WHAT IS EXPECTED —
Return the data exactly, with all pictures removed.
-------- SUPPLIED MATERIAL --------
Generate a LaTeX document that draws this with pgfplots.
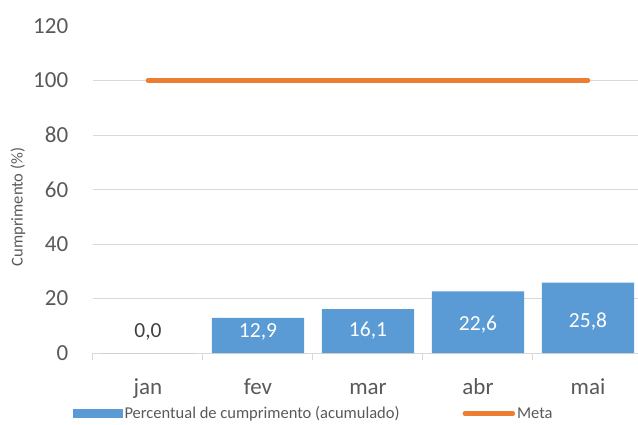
\documentclass[border=0pt]{standalone}
\usepackage{fontspec}
\setmainfont{Carlito}
\usepackage{pgfplots}
\pgfplotsset{compat=1.18}
\definecolor{barblue}{HTML}{5B9BD5}
\definecolor{metaorange}{HTML}{ED7D31}
\definecolor{txtgray}{HTML}{595959}
\definecolor{lblgray}{HTML}{404040}
\definecolor{gridgray}{HTML}{D9D9D9}

\begin{document}
\begin{tikzpicture}[x=1pt,y=1pt]
\path[use as bounding box] (0,0) rectangle (638,424);
\clip (0,0) rectangle (638,424);
\begin{axis}[
  at={(93pt,71pt)}, anchor=south west,
  scale only axis, width=550pt, height=327pt,
  xmin=-0.5, xmax=4.5, ymin=0, ymax=120,
  axis x line*=bottom, axis y line*=left,
  y axis line style={draw=none},
  x axis line style={draw=gridgray, line width=1pt},
  xtick={0,1,2,3,4},
  xticklabels={jan,fev,mar,abr,mai},
  xtick style={draw=none},
  minor xtick={-0.5,0.5,1.5,2.5,3.5,4.5},
  minor x tick style={draw=gridgray, line width=1pt},
  minor tick length=7pt,
  tick align=outside,
  ytick={0,20,40,60,80,100,120},
  ytick style={draw=none},
  extra y ticks={20,40,60,80,100},
  extra y tick labels={},
  extra y tick style={grid=major, major grid style={draw=gridgray, line width=1pt}},
  yticklabel style={font=\fontsize{23}{27}\selectfont, text=txtgray, xshift=-17pt},
  xticklabel style={font=\fontsize{23}{27}\selectfont, text=txtgray, anchor=base, yshift=-37pt},
  /pgf/number format/assume math mode=true,
  legend style={at={(0.401,-0.185)}, anchor=center, draw=none, fill=none,
    legend columns=2, font=\fontsize{16.5}{20}\selectfont, text=txtgray,
    /tikz/every even column/.append style={column sep=61pt},
    nodes={inner xsep=2pt}},
]
\addplot[ybar, bar shift=0pt, bar width=0.84, fill=barblue, draw=none,
  legend image code/.code={\fill[barblue] (0pt,-4.5pt) rectangle (50pt,4.5pt);}]
  coordinates {(0,0) (1,12.9) (2,16.1) (3,22.6) (4,25.8)};
\addlegendentry{Percentual de cumprimento (acumulado)}
\addplot[metaorange, line width=4.5pt, line cap=round,
  legend image code/.code={\draw[metaorange, line width=4.5pt, line cap=round] (2pt,0pt) -- (50pt,0pt);}]
  coordinates {(0,100) (1,100) (2,100) (3,100) (4,100)};
\addlegendentry{Meta}
\node[anchor=base, text=lblgray, font=\fontsize{21.5}{26}\selectfont] at (axis cs:0,5.6) {0,0};
\node[anchor=base, text=white, font=\fontsize{21.5}{26}\selectfont] at (axis cs:1,5.6) {12,9};
\node[anchor=base, text=white, font=\fontsize{21.5}{26}\selectfont] at (axis cs:2,5.9) {16,1};
\node[anchor=base, text=white, font=\fontsize{21.5}{26}\selectfont] at (axis cs:3,8.1) {22,6};
\node[anchor=base, text=white, font=\fontsize{21.5}{26}\selectfont] at (axis cs:4,9.5) {25,8};
\end{axis}
\node[rotate=90, text=txtgray, font=\fontsize{16.5}{20}\selectfont] at (18,217) {Cumprimento (\%)};
\end{tikzpicture}
\end{document}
--------
WORKED SOLUTION —
Generate a LaTeX document that draws this with pgfplots.
\documentclass[border=0pt]{standalone}
\usepackage{fontspec}
\setmainfont{Carlito}
\usepackage{pgfplots}
\pgfplotsset{compat=1.18}
\definecolor{barblue}{HTML}{5B9BD5}
\definecolor{metaorange}{HTML}{ED7D31}
\definecolor{txtgray}{HTML}{595959}
\definecolor{lblgray}{HTML}{404040}
\definecolor{gridgray}{HTML}{D9D9D9}

\begin{document}
\begin{tikzpicture}[x=1pt,y=1pt]
\path[use as bounding box] (0,0) rectangle (638,424);
\clip (0,0) rectangle (638,424);
\begin{axis}[
  at={(93pt,71pt)}, anchor=south west,
  scale only axis, width=550pt, height=327pt,
  xmin=-0.5, xmax=4.5, ymin=0, ymax=120,
  axis x line*=bottom, axis y line*=left,
  y axis line style={draw=none},
  x axis line style={draw=gridgray, line width=1pt},
  xtick={0,1,2,3,4},
  xticklabels={jan,fev,mar,abr,mai},
  xtick style={draw=none},
  minor xtick={-0.5,0.5,1.5,2.5,3.5,4.5},
  minor x tick style={draw=gridgray, line width=1pt},
  minor tick length=7pt,
  tick align=outside,
  ytick={0,20,40,60,80,100,120},
  ytick style={draw=none},
  extra y ticks={20,40,60,80,100},
  extra y tick labels={},
  extra y tick style={grid=major, major grid style={draw=gridgray, line width=1pt}},
  yticklabel style={font=\fontsize{23}{27}\selectfont, text=txtgray, xshift=-17pt},
  xticklabel style={font=\fontsize{23}{27}\selectfont, text=txtgray, anchor=base, yshift=-37pt},
  /pgf/number format/assume math mode=true,
  legend style={at={(0.401,-0.185)}, anchor=center, draw=none, fill=none,
    legend columns=2, font=\fontsize{16.5}{20}\selectfont, text=txtgray,
    /tikz/every even column/.append style={column sep=61pt},
    nodes={inner xsep=2pt}},
]
\addplot[ybar, bar shift=0pt, bar width=0.84, fill=barblue, draw=none,
  legend image code/.code={\fill[barblue] (0pt,-4.5pt) rectangle (50pt,4.5pt);}]
  coordinates {(0,0) (1,12.9) (2,16.1) (3,22.6) (4,25.8)};
\addlegendentry{Percentual de cumprimento (acumulado)}
\addplot[metaorange, line width=4.5pt, line cap=round,
  legend image code/.code={\draw[metaorange, line width=4.5pt, line cap=round] (2pt,0pt) -- (50pt,0pt);}]
  coordinates {(0,100) (1,100) (2,100) (3,100) (4,100)};
\addlegendentry{Meta}
\node[anchor=base, text=lblgray, font=\fontsize{21.5}{26}\selectfont] at (axis cs:0,5.6) {0,0};
\node[anchor=base, text=white, font=\fontsize{21.5}{26}\selectfont] at (axis cs:1,5.6) {12,9};
\node[anchor=base, text=white, font=\fontsize{21.5}{26}\selectfont] at (axis cs:2,5.9) {16,1};
\node[anchor=base, text=white, font=\fontsize{21.5}{26}\selectfont] at (axis cs:3,8.1) {22,6};
\node[anchor=base, text=white, font=\fontsize{21.5}{26}\selectfont] at (axis cs:4,9.5) {25,8};
\end{axis}
\node[rotate=90, text=txtgray, font=\fontsize{16.5}{20}\selectfont] at (18,217) {Cumprimento (\%)};
\end{tikzpicture}
\end{document}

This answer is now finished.